From the records below, pull each line that has "with".

--- Start Dataset excerpts ---

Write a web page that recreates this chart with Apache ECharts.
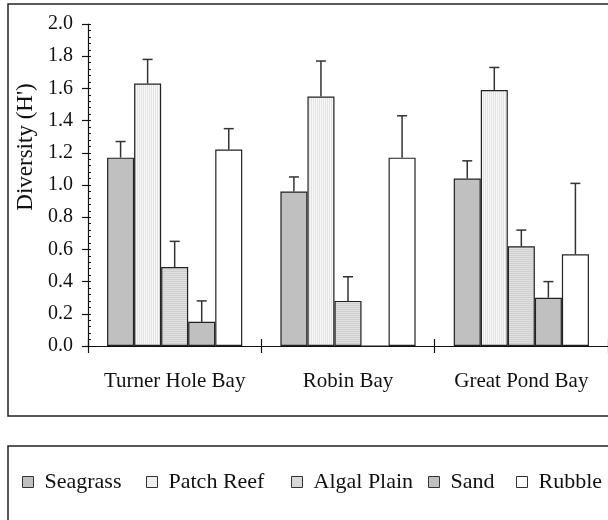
<!DOCTYPE html>
<html>
<head>
<meta charset="utf-8">
<style>
  html, body { margin: 0; padding: 0; background: #fff; }
  #chart { width: 608px; height: 520px; }
</style>
<script src="https://cdn.jsdelivr.net/npm/echarts@6/dist/echarts.min.js"></script>
</head>
<body>
<div id="chart"></div>
<script>
// Mean Shannon diversity (H') per habitat at three bays, with standard-error bars
const categories = ['Turner Hole Bay', 'Robin Bay', 'Great Pond Bay'];
const habitats = ['Seagrass', 'Patch Reef', 'Algal Plain', 'Sand', 'Rubble'];

const seagrass = [1.17, 0.96, 1.04];
const patchReef = [1.63, 1.55, 1.59];
const algalPlain = [0.49, 0.28, 0.62];
const sand = [0.15, 0.00, 0.30];
const rubble = [1.22, 1.17, 0.57];

const seagrassErr = [0.10, 0.09, 0.11];
const patchReefErr = [0.15, 0.22, 0.14];
const algalPlainErr = [0.16, 0.15, 0.10];
const sandErr = [0.13, 0.00, 0.10];
const rubbleErr = [0.13, 0.26, 0.44];

const yTicks = ['0.0', '0.2', '0.4', '0.6', '0.8', '1.0', '1.2', '1.4', '1.6', '1.8', '2.0'];

const FONT = "'Liberation Serif', 'Times New Roman', serif";
const BAR_RATIO = 0.156;

// Small repeating canvases for the striped fills
function stripes(w, h, colors, vertical) {
  const c = document.createElement('canvas');
  c.width = w; c.height = h;
  const ctx = c.getContext('2d');
  colors.forEach(function (col, i) {
    ctx.fillStyle = col;
    if (vertical) ctx.fillRect(i, 0, 1, h); else ctx.fillRect(0, i, w, 1);
  });
  return { image: c, repeat: 'repeat' };
}

const fills = [
  '#c0c0c0',
  stripes(2, 1, ['#f8f8f8', '#e3e3e3'], true),
  stripes(1, 2, ['#e0e0e0', '#cfcfcf'], false),
  '#c0c0c0',
  '#ffffff'
];

const values = [seagrass, patchReef, algalPlain, sand, rubble];
const errors = [seagrassErr, patchReefErr, algalPlainErr, sandErr, rubbleErr];

const series = [];
habitats.forEach(function (name, k) {
  series.push({
    name: name,
    type: 'bar',
    barWidth: (BAR_RATIO * 100) + '%',
    barGap: '0%',
    data: values[k],
    itemStyle: { color: fills[k], borderColor: '#222', borderWidth: 1.2 },
    z: 2
  });
});
habitats.forEach(function (name, k) {
  series.push({
    type: 'custom',
    z: 3,
    silent: true,
    data: values[k].map(function (v, i) { return [i, v, errors[k][i]]; }),
    encode: { x: 0, y: 1 },
    renderItem: function (params, api) {
      const c = api.value(0), v = api.value(1), e = api.value(2);
      if (!e) return null;
      const base = api.coord([c, v]);
      const top = api.coord([c, v + e]);
      const bw = api.size([1, 0])[0] * BAR_RATIO;
      const x = base[0] + (k - 2) * bw;
      const style = { stroke: '#333', lineWidth: 1.5 };
      return {
        type: 'group',
        children: [
          { type: 'line', shape: { x1: x, y1: base[1], x2: x, y2: top[1] }, style: style },
          { type: 'line', shape: { x1: x - 5, y1: top[1], x2: x + 5, y2: top[1] }, style: style }
        ]
      };
    }
  });
});

const legendLefts = [22, 146, 291, 428, 516];
const legends = habitats.map(function (name, k) {
  return {
    data: [name],
    left: legendLefts[k],
    top: 471,
    padding: 0,
    icon: 'rect',
    itemWidth: 11,
    itemHeight: 11,
    selectedMode: false,
    itemStyle: { borderColor: '#333', borderWidth: 1 },
    textStyle: { fontFamily: FONT, fontSize: 22, color: '#111', padding: [0, 0, 0, 6] }
  };
});

const chart = echarts.init(document.getElementById('chart'), null, { renderer: 'canvas' });
chart.setOption({
  animation: false,
  backgroundColor: '#fff',
  grid: { left: 88, top: 24, right: -8, bottom: 174, containLabel: false },
  legend: legends,
  graphic: [
    { type: 'rect', shape: { x: 8, y: 4, width: 640, height: 412 },
      style: { fill: 'none', stroke: '#222', lineWidth: 1.5 }, silent: true },
    { type: 'rect', shape: { x: 8, y: 446, width: 640, height: 120 },
      style: { fill: 'none', stroke: '#222', lineWidth: 1.5 }, silent: true }
  ],
  xAxis: [
    {
      type: 'category',
      data: categories,
      boundaryGap: true,
      axisLine: { lineStyle: { color: '#111', width: 1.2 } },
      axisTick: { show: true, length: 7, lineStyle: { color: '#111', width: 1.2 } },
      axisLabel: { fontFamily: FONT, fontSize: 21, color: '#111', margin: 25, interval: 0, hideOverlap: false },
      splitLine: { show: false }
    },
    {
      type: 'category',
      data: categories,
      position: 'bottom',
      boundaryGap: true,
      axisLine: { show: false },
      axisTick: { show: true, inside: true, length: 7, lineStyle: { color: '#111', width: 1.2 } },
      axisLabel: { show: false },
      splitLine: { show: false }
    }
  ],
  yAxis: [
    {
      type: 'value',
      min: 0,
      max: 2,
      interval: 0.2,
      name: "Diversity (H')",
      nameLocation: 'middle',
      nameGap: 43,
      nameTextStyle: { fontFamily: FONT, fontSize: 23, color: '#111', padding: [0, 0, 0, 76] },
      axisLine: { show: true, lineStyle: { color: '#111', width: 1.2 } },
      axisTick: { show: true, length: 6, lineStyle: { color: '#111', width: 1.2 } },
      axisLabel: {
        fontFamily: FONT, fontSize: 20, color: '#111', margin: 15,
        formatter: function (v) { return yTicks[Math.round(v / 0.2)]; }
      },
      splitLine: { show: false }
    },
    {
      type: 'value',
      position: 'left',
      min: 0,
      max: 2,
      interval: 0.04,
      axisLine: { show: false },
      axisTick: { show: true, inside: true, length: 3, lineStyle: { color: '#111', width: 1 } },
      axisLabel: { show: false },
      splitLine: { show: false }
    }
  ],
  series: series
});
</script>
</body>
</html>
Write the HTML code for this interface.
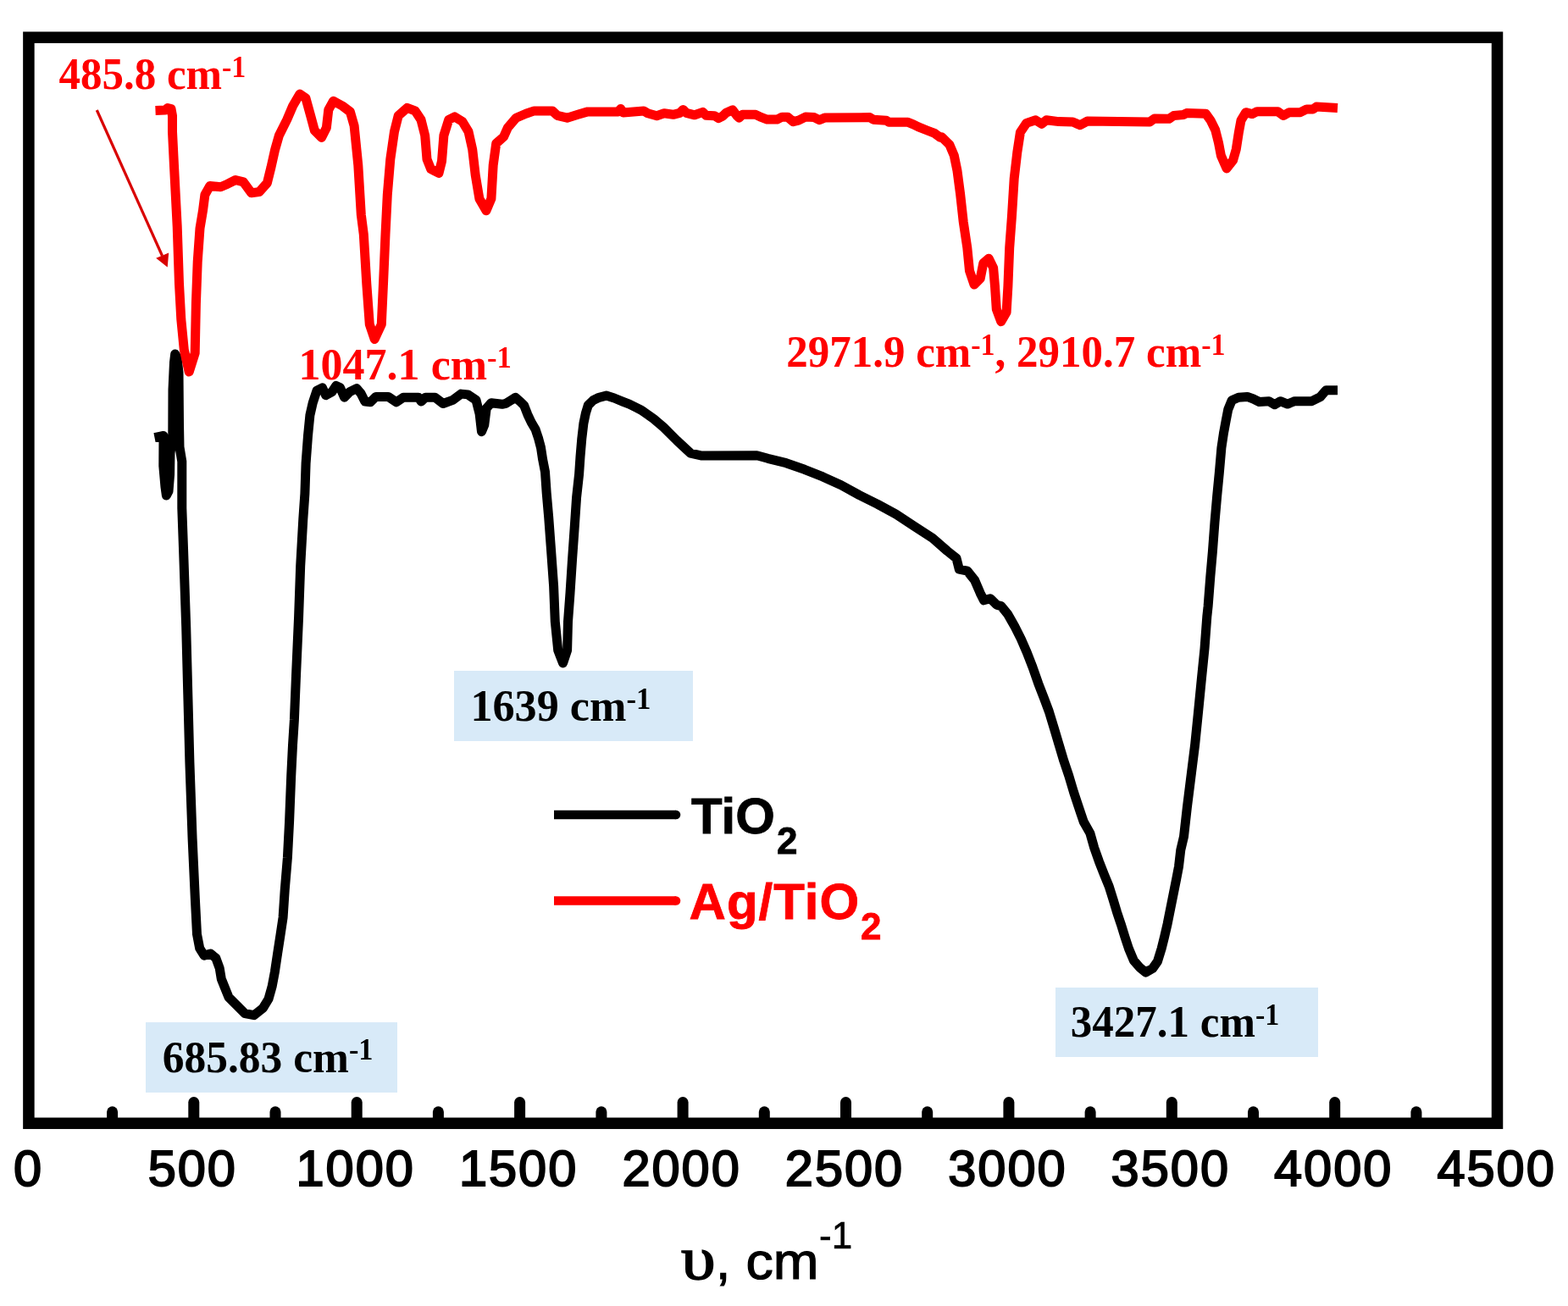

--- End Dataset excerpts ---

_Worked solution_.
Write a web page that recreates this chart with Apache ECharts.
// Mean Shannon diversity (H') per habitat at three bays, with standard-error bars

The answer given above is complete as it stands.